Class and Web Design, Part 6: Breaking The Class Barrier

(This is Part 6, the final part of this series. Please check out Part 1, Part 2, Part 3, Part 3a, Part 4, and Part 5.)

greekcoffee.jpg

Despite my calls for increased class consciousness, I actually think that class may be less and less important as American culture evolves and as class exploration becomes more fluid and amorphous.

Let’s look at New York’s legendary Greek-motif coffee cups. The class fluidity of this design is striking: The original design inspiration is ancient Greece, where the class system made you either a citizen or a slave. In the 18th through early 20th centuries, Greek themes became a key marker of the highest classes in the form of neoclassicism. Greek immigration to NYC in the early to mid 20th century led to the advent of the working-class Greek diner: the Greek-motif coffee cup emerges. Since the 1960’s, the design has proliferated in many varieties around New York’s diners, delis, and coffee shops. It has become an esoteric but endearing symbol of New York City, beloved by all New York coffee drinkers regardless of class. And now, super-cool earthenware replicas are available at the MoMA Design Store for $14 each.

The Flattening of Class

Although income disparities in the USA are growing more stark and economic mobility is lower than it has been in decades, class-based cultural differences are indeed breaking down. People with lower-class roots have greater access than ever to traditionally upper-class products and pursuits. And the upper classes are attracted to the cultural ideas and products from below, as well. As Steve Bryant commented in a previous post, “the rise of mass media has made fluency in low culture just as much an asset as your ability to navigate a conversation about Wittgenstein”.

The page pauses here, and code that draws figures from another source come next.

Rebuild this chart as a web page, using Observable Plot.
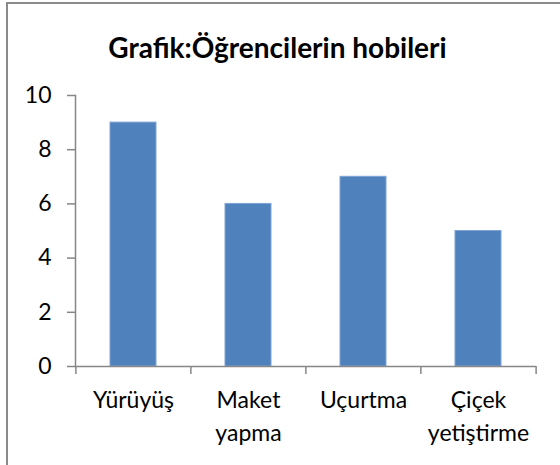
<!DOCTYPE html>
<html>
<head>
<meta charset="utf-8">
<script src="https://cdn.jsdelivr.net/npm/d3@7"></script>
<script src="https://cdn.jsdelivr.net/npm/@observablehq/plot@0.6"></script>
<style>
  html, body { margin: 0; padding: 0; background: #fff; }
  #wrap { position: relative; width: 560px; height: 465px; overflow: hidden; font-family: Lato, "Open Sans", sans-serif; background: #fff; }
  #frame { position: absolute; left: 6px; top: 2px; width: 600px; height: 500px; border-left: 2px solid #8a8a8a; border-top: 2px solid #8a8a8a; box-sizing: border-box; pointer-events: none; z-index: 2; }
  #title { position: absolute; left: 0; top: 28px; width: 555px; text-align: center; font-weight: bold; font-size: 28px; line-height: 38px; color: #000; }
  #chart { position: absolute; left: 0; top: 80px; }
</style>
</head>
<body>
<div id="wrap">
  <div id="title">Grafik:Öğrencilerin hobileri</div>
  <div id="chart"></div>
  <div id="frame"></div>
</div>
<script>
const categories = ["Yürüyüş", "Maket\nyapma", "Uçurtma", "Çiçek\nyetiştirme"];
const values = [9, 6, 7, 5];
const yTicks = [0, 2, 4, 6, 8, 10];

const data = categories.map((c, i) => ({category: c, value: values[i]}));

const width = 560, height = 385;
const marginLeft = 75, marginRight = 24, marginTop = 15, marginBottom = 99;
const step = (width - marginLeft - marginRight) / categories.length;
const gray = "#868686";

const chart = Plot.plot({
  width, height, marginLeft, marginRight, marginTop, marginBottom,
  style: {fontFamily: "Lato, 'Open Sans', sans-serif", fontSize: "23px", color: "#000", background: "transparent", overflow: "visible"},
  x: {domain: categories, paddingInner: 0.6, paddingOuter: 0.3, label: null},
  y: {domain: [0, 10], label: null},
  marks: [
    Plot.gridY(yTicks, {stroke: gray, strokeOpacity: 1, strokeWidth: 1.5, x1: 0, insetLeft: -8}),
    Plot.frame({anchor: "left", stroke: gray, strokeWidth: 1.5}),
    Plot.barY(data, {x: "category", y: "value", fill: "#4F81BD", stroke: "#7FA4D4", strokeWidth: 1}),
    Plot.axisY(yTicks, {tickSize: 8, tickPadding: 16, stroke: gray, strokeWidth: 1.5, fill: "#000", fontSize: 23, label: null}),
    Plot.axisX(categories, {tickSize: 8, dx: -step / 2, stroke: gray, strokeWidth: 1.5, fill: "none", label: null}),
    Plot.axisX([categories[categories.length - 1]], {tickSize: 8, dx: step / 2, stroke: gray, strokeWidth: 1.5, fill: "none", label: null}),
    Plot.axisX(categories, {tickSize: 0, tickPadding: 19, fill: "#000", fontSize: 23, lineHeight: 1.4, label: null}),
    Plot.ruleY([0], {stroke: gray, strokeWidth: 1.5})
  ]
});
document.getElementById("chart").appendChild(chart);
</script>
</body>
</html>
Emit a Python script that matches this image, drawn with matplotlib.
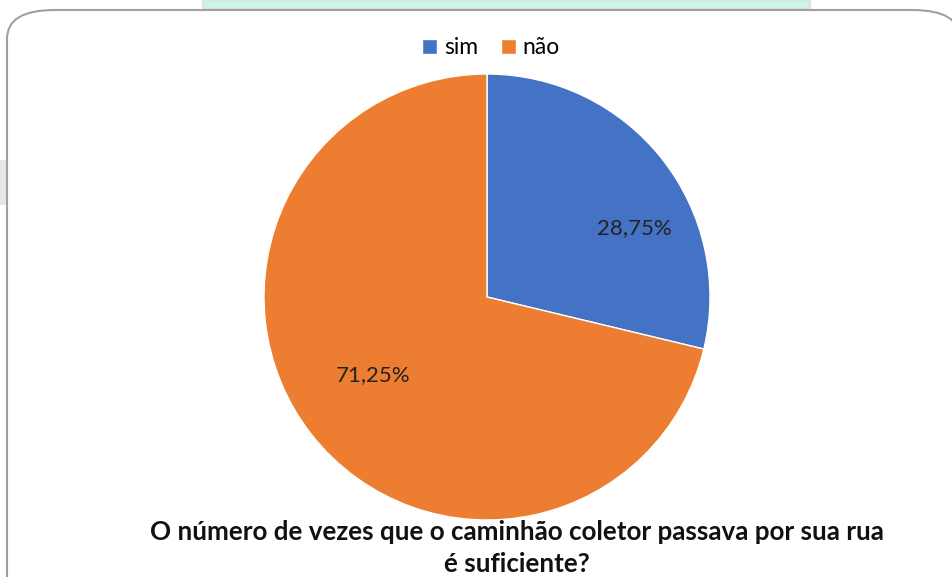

Witness the following weird trends:

  • Super-wealthy NASCAR fans are buying million-dollar track-side condominiums., belying the myth that NASCAR is strictly a working-class entertainment.
  • Despite their attempts to accuse the left of cultural effeteness, conservative Republicans obviously eat sushi and drink lattes at Starbucks just like everyone else who has a little bit of money.
  • Jazz, once thought of by the upper classes as degenerate music, is firmly esconced at Lincoln Center and most other major classical music venues.
  • Pop artists like Andy Warhol and Roy Liechtenstein are loved equally by T-shirt wearing suburban mall shoppers and tony art collectors at Sotheby’s.
  • Trust-fund hipsters are drinking Pabst Blue Ribbon out of cans in Williamsburg, Brooklyn, and trendy enclaves across the country
  • The stars of the Blue Collar Comedy Tour talk about football… but play golf

What more, technology and the Web in particular can further flatten class differences. A hundred years ago an heiress could hardly be expected to operate a fountain pen, but Paris Hilton has a sidekick and uses it religiously. Famous and wealthy people who you’d expect to avoid computers sometimes end up have MySpace pages and use email endlessly. I remember a decade ago demo-ing a video game I was developing to Mario Cuomo back when he was New York’s governor — he held the mouse in his hand like it was going to bite him. I can hardly imagine many of today’s younger politicians and captains of industry being uncomfortable using the same desktop technologies secretaries, cashiers, and data-entry people use.

On the other hand, new technologies may also enable the perpetuation of class. Here’s an example: Many e-commerce sites send out targeted promotions to potential customers, containing links to the web site where the resulting “landing page” is a customized page that looks entirely different depending on where the user came from. If you received a promo URL from a paper insert in People Magazine you’d get an entirely different home page than if you clicked a link in your Business Week daily email alert. The design of these landing pages ensures that the user’s experience is catered to their class background from beginning to end.

The Digital Divide

Even after all the cultural and social flattening of class boundaries, however, it is likely that the vast economic and educational gaps between the different classes in society will persist for a long time. In the case of interactive design, there’s even a word for it: the “digital divide”.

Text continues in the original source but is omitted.